It is unclear when or even if the Max 8 will ever fly again. In the 10 months since its grounding, a steady stream of internal leaks, news reports, interviews with former employees and congressional hearings have provided a mountain of evidence pointing to criminal negligence, deadly safety short cuts and concealment of known dangers on the part of Boeing management, facilitated by the Federal Aviation Administration (FAA) and top government officials. Yet not a single company executive or regulatory head has been criminally charged, let alone prosecuted and convicted.
These figures have instead been richly rewarded. Ex-CEO Dennis Muilenburg, who was forced from his position in December, walked away from the company with $80.7 million in compensation for overseeing the final development, production and certification of one of the deadliest commercial aircraft ever to fly. Michael Luttig, who until recently was Boeing’s chief legal counsel, last year sold shares worth $6.5 million and was gifted shares currently worth $3.6 million.
Even the loan that is being extended to Boeing is constructed to maximize the company’s profits. It will likely be what is known as a delayed-draw loan, designed to have no immediate impact on the company’s credit rating, unlike loans provided to workers. This will provide Boeing extra capital to pay its investors, including firms such as Vanguard and T. Rowe Price, which have continued to receive dividends on their shares throughout the Max 8 grounding.
Investors are also expecting Boeing to use the funds to help complete its $4 billion acquisition of Embraer, which has plans to develop new propeller planes for shorter, regional flights.
In contrast, a pittance has been provided to the 346 families that lost loved ones in the two crashes. The total allocated for them is $50 million, amounting to $144,500 per crash victim. This is less than what Muilenburg averaged in a month. At the same time, Boeing has agreed to pay airline corporations $5.6 billion in compensation for lost profits, more than 10 times its compensation to grieving families.
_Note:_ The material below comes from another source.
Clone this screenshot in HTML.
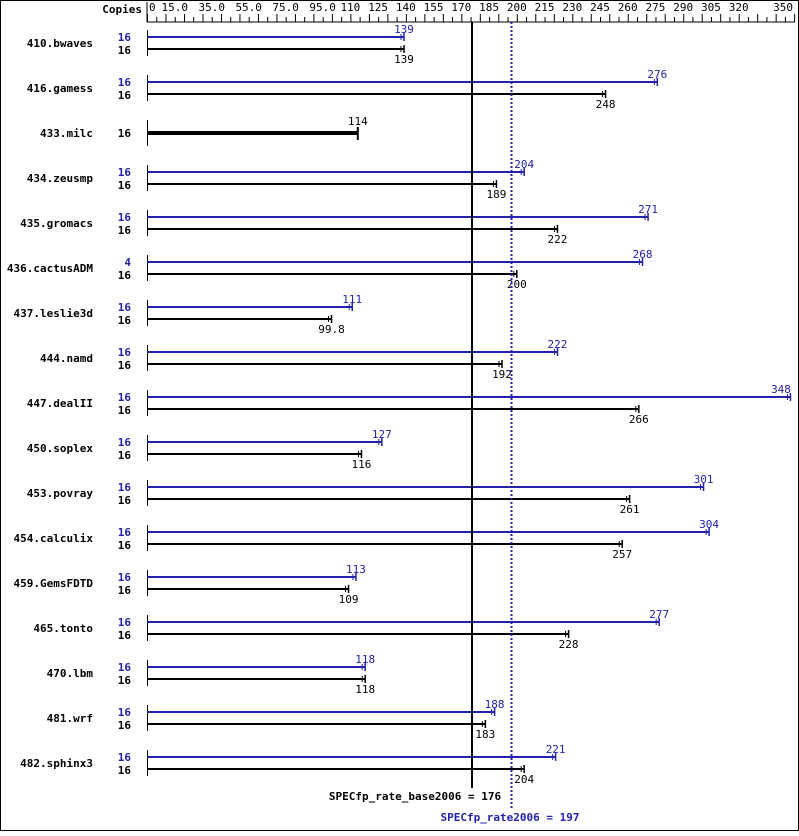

Nor has any relief been provided to the thousands of workers whose livelihoods are being destroyed as a result of the grounding and production halt of the Max 8. Earlier this month, Boeing subcontractor Spirit AeroSystems, based in Witchita, Kansas, indefinitely laid off 2,800 employees. The parts manufacturer generates nearly 50 percent of its income from producing the fuselage for the 737 Max.
General Electric has announced it is laying off 70 temporary employees at its jet engine factory in Quebec as a result of the grounding. While the company was planning these layoffs, it paid its chairman and CEO Larry Culp more than $15 million to oversee job cuts.
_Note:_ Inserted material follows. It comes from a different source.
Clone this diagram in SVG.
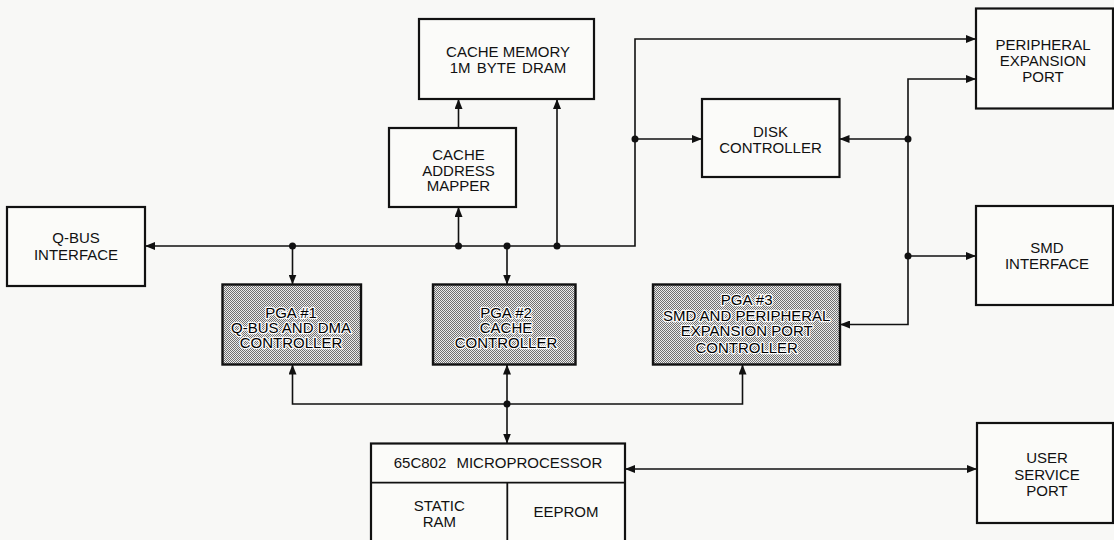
<svg xmlns="http://www.w3.org/2000/svg" width="1114" height="540" viewBox="0 0 1114 540">
<defs>
<style>
.box{fill:#fbfbf9;stroke:#111;stroke-width:2.2}
.pga{fill:url(#dots);stroke:#111;stroke-width:2.4}
.ln{fill:none;stroke:#111;stroke-width:1.6}
.dot{fill:#111}
text{font-family:"Liberation Sans",Arial,Helvetica,sans-serif;font-size:15px;fill:#111;text-anchor:middle}
.pt{fill:#000;stroke:#fafafa;stroke-width:2.6;paint-order:stroke;stroke-linejoin:round}
</style>
<pattern id="dots" width="2" height="2" patternUnits="userSpaceOnUse">
<rect width="2" height="2" fill="#ececec"/>
<rect x="0" y="0" width="1" height="1" fill="#707070"/>
<rect x="1" y="1" width="1" height="1" fill="#707070"/>
</pattern>
<marker id="ah" viewBox="0 0 10 8" refX="10" refY="4" markerWidth="10" markerHeight="8" markerUnits="userSpaceOnUse" orient="auto-start-reverse">
<path d="M0,0 L10,4 L0,8 z" fill="#111"/>
</marker>
</defs>
<rect width="1114" height="540" fill="#f8f8f6"/>

<g id="connectors">
<path class="ln" d="M976,39 H635 V246 H145" marker-start="url(#ah)" marker-end="url(#ah)"/>
<path class="ln" d="M292.5,246 V284.5" marker-end="url(#ah)"/>
<path class="ln" d="M458.5,246 V207" marker-end="url(#ah)"/>
<path class="ln" d="M458.5,128 V99" marker-end="url(#ah)"/>
<path class="ln" d="M507,246 V284.5" marker-end="url(#ah)"/>
<path class="ln" d="M557,246 V99" marker-end="url(#ah)"/>
<path class="ln" d="M635,139 H702" marker-end="url(#ah)"/>
<path class="ln" d="M976,79 H908 V324.5 H840" marker-start="url(#ah)" marker-end="url(#ah)"/>
<path class="ln" d="M908,139 H839.5" marker-end="url(#ah)"/>
<path class="ln" d="M908,256 H976" marker-end="url(#ah)"/>
<path class="ln" d="M292.5,364.5 V404 H742.5 V364.5" marker-start="url(#ah)" marker-end="url(#ah)"/>
<path class="ln" d="M507,364.5 V443.5" marker-start="url(#ah)" marker-end="url(#ah)"/>
<path class="ln" d="M625,469 H977" marker-start="url(#ah)" marker-end="url(#ah)"/>
<circle class="dot" cx="292.5" cy="246" r="3.5"/>
<circle class="dot" cx="458.5" cy="246" r="3.5"/>
<circle class="dot" cx="507" cy="246" r="3.5"/>
<circle class="dot" cx="557" cy="246" r="3.5"/>
<circle class="dot" cx="635" cy="139" r="3.5"/>
<circle class="dot" cx="908" cy="139" r="3.5"/>
<circle class="dot" cx="908" cy="256" r="3.5"/>
<circle class="dot" cx="507" cy="404" r="3.5"/>
</g>

<g id="qbus">
<rect class="box" x="7" y="207" width="138" height="79"/>
<text x="76" y="243">Q-BUS</text>
<text x="76" y="260">INTERFACE</text>
</g>

<g id="cache-memory">
<rect class="box" x="419" y="19" width="175" height="80"/>
<text x="508" y="57">CACHE MEMORY</text>
<text x="508" y="73" word-spacing="2">1M BYTE DRAM</text>
</g>

<g id="cache-address-mapper">
<rect class="box" x="389" y="128" width="127" height="79"/>
<text x="458.5" y="159.5">CACHE</text>
<text x="458.5" y="175.5">ADDRESS</text>
<text x="458.5" y="191">MAPPER</text>
</g>

<g id="disk-controller">
<rect class="box" x="702" y="99" width="137.5" height="78"/>
<text x="770.5" y="136.7">DISK</text>
<text x="770.5" y="153.3">CONTROLLER</text>
</g>

<g id="peripheral-port">
<rect class="box" x="976" y="8.5" width="137" height="100"/>
<text x="1043" y="49.5">PERIPHERAL</text>
<text x="1043" y="65.7">EXPANSION</text>
<text x="1043" y="82">PORT</text>
</g>

<g id="smd-interface">
<rect class="box" x="976" y="206" width="137" height="99"/>
<text x="1047" y="253.3">SMD</text>
<text x="1047" y="269.3">INTERFACE</text>
</g>

<g id="user-service-port">
<rect class="box" x="977" y="423" width="136" height="100"/>
<text x="1047" y="463.3">USER</text>
<text x="1047" y="480">SERVICE</text>
<text x="1047" y="496">PORT</text>
</g>

<g id="pga1">
<rect class="pga" x="222.5" y="284.5" width="138.5" height="80"/>
<text class="pt" x="291" y="318">PGA #1</text>
<text class="pt" x="291" y="333">Q-BUS AND DMA</text>
<text class="pt" x="291" y="348">CONTROLLER</text>
</g>

<g id="pga2">
<rect class="pga" x="433" y="284.5" width="142.5" height="80"/>
<text class="pt" x="506" y="318">PGA #2</text>
<text class="pt" x="506" y="333">CACHE</text>
<text class="pt" x="506" y="348">CONTROLLER</text>
</g>

<g id="pga3">
<rect class="pga" x="653" y="284.5" width="187" height="80"/>
<text class="pt" x="746.7" y="305">PGA #3</text>
<text class="pt" x="746.7" y="320.7">SMD AND PERIPHERAL</text>
<text class="pt" x="746.7" y="336">EXPANSION PORT</text>
<text class="pt" x="746.7" y="352.5">CONTROLLER</text>
</g>

<g id="microprocessor">
<rect class="box" x="371" y="443.5" width="254" height="102"/>
<path class="ln" style="stroke-width:1.8" d="M371,482.7 H625 M507.3,482.7 V546"/>
<text x="498" y="468.3" word-spacing="6">65C802 MICROPROCESSOR</text>
<text x="439.3" y="510.7">STATIC</text>
<text x="439.3" y="527">RAM</text>
<text x="566" y="516.7">EEPROM</text>
</g>
</svg>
Boeing has been further hit by an expose published Monday in the New York Times concerning a crash of a Boeing 737-NG that occurred in February of 2009. A fresh review of the evidence in that crash, which occurred outside of Amsterdam and killed nine people, shows that a faulty sensor triggered a computer command that could not be overridden by the pilots, causing the Turkish Airlines flight to plummet to the ground. This is essentially the same malfunction that caused both Max 8 crashes.
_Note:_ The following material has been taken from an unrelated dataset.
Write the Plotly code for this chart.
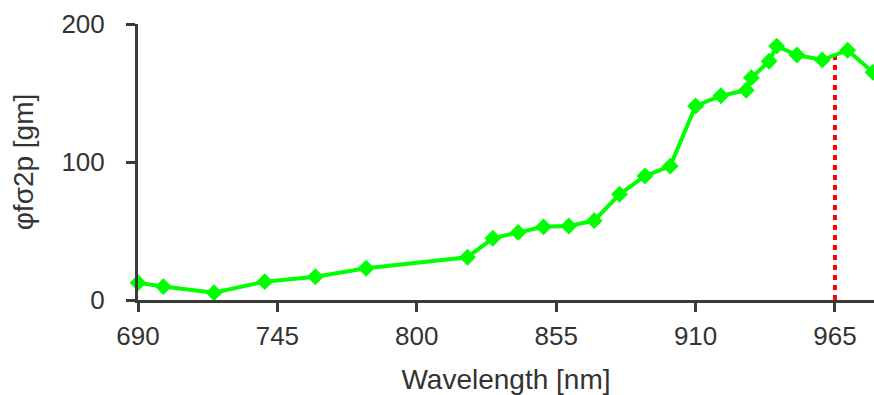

While the findings from that time by the Dutch Safety Board primarily blamed the pilots, it has come to light that a contemporaneous study by Dr. Sidney Dekker, an aviation safety expert, was suppressed at the behest of Boeing because it made clear that the crash was primarily Boeing’s fault. The airplane manufacturer used only a single sensor to trigger the computer command, rather than following normal safety protocol and requiring a second sensor to set off the command.
In the aftermath, it was revealed that Boeing had upgraded its software to take inputs from two sensors in order to avoid this very problem, but had made the second sensor an optional feature on its NG aircraft, installed at an additional cost to the airline. This upgrade, moreover, was incompatible with many older models of the plane, including the one that crashed.
In the case of both the Max 8 and the earlier 737 model, Boeing knew that its software had potentially deadly consequences but kept hidden from airlines, pilots and the flying public knowledge of the problem and the fact that it was working on a fix.